優勝候補・柏に完勝したFC東京。昨季と何が違うのか?

text by 植田路生 photo by Kenzaburo Matsuoka

高橋秀人「今年はリトリートした守備ができる」

 昨季までのFC東京は、ボールを保持しながらも、崩し切れず、カウンターで一発をくらって敗れるということが少なからずあった。ポポヴィッチ監督も「集中力の欠如からの失点で試合を支配しながらも結果を得ることができない試合が何試合かあった」と語っている。試合によっては得点を奪うことよりも、ポゼッションすることが目的となってしまっていたことが課題だった。

 今季はポゼッションのスタイルは維持しながらも、攻撃の幅が広がった印象だ。ボールを回しつつも、相手の守備組織が崩れないと見るや、無理にポゼッションするのではなく、ボランチから縦への浮き球でチャンスを作ろうとしている。

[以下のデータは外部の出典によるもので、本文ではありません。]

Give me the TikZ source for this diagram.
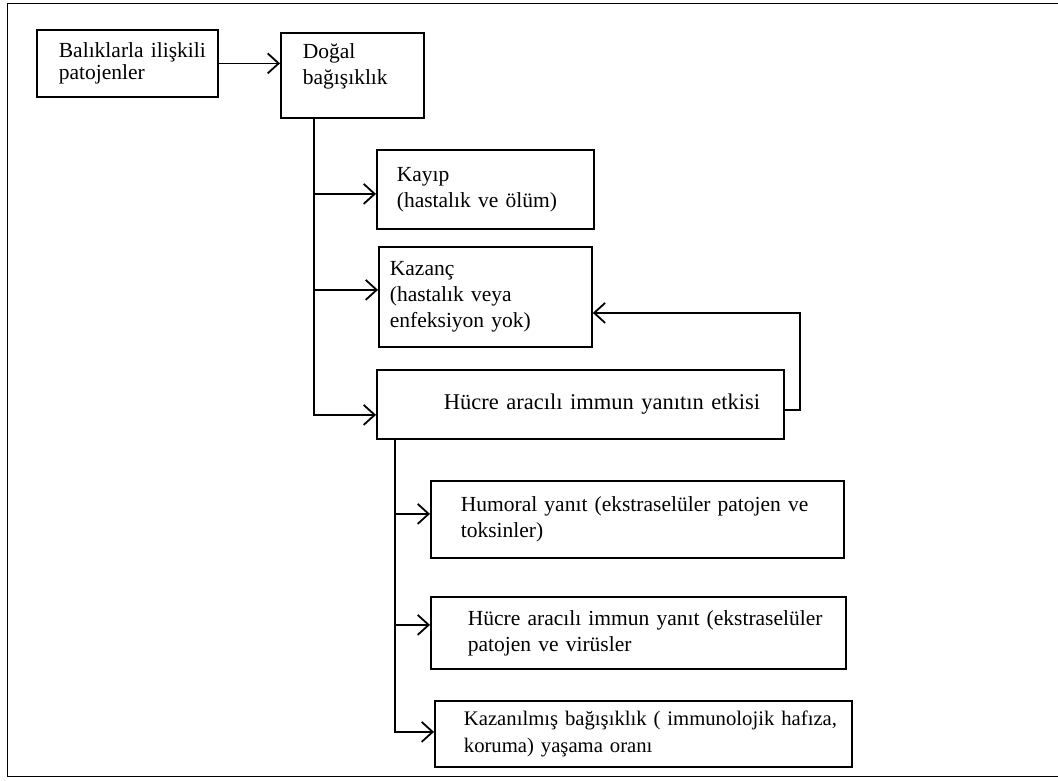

 この試合でも、縦にクサビのパスを入れにくい状況になれば、渡邊が下がって相手DFを釣り出し、代わりにルーカスや東が中央へ走ってDFの裏を狙う。そこへ比較的長いボールを蹴り込む場面が何度か見られた。相手守備陣の混乱を招くという意味では十分効果的だった。

 渡邊の先制点もこの形から生まれている。米本が「監督からも奪った後のプレーを伸ばすように言われてきた。そうやって毎日、積み重ねてきたことが出た」と語っているように、ボールを奪った後、米本は渡邊の動きを確認するとすぐに縦へと送っている。

 また、守備面でも変化が見られる。「今年はリトリートした守備ができるようになってきた。ある程度は自由にやらすけど、ボールが入ったところでいくことができている」と高橋秀人が語っているように、フォアプレスだけでなく引いたときにもしっかりと守備ができていた。

 柏の攻撃のキーマンであるレアンドロ・ドミンゲスへボールが渡った際にはボランチの米本と高橋が必ずチェックにいっており、彼に前を向かせないようにしていた。クレオへのケアも怠っていない。下がってボールをもらおうとする動きには森重真人が付いて行き、サイドへ流れた際もSBもしくはルーカスまでもが下がって自由を与えないようにした。

 まだ2節を終えた段階だが、FC東京は攻守にバランスのとれたいい仕上がりを見せていると言っていいだろう。あとはこれを継続できるか。昨季までは順位が下のチームに取りこぼす悪癖があった。そこを解消することができれば、目標とする“優勝”が視野に入ってくるはずだ。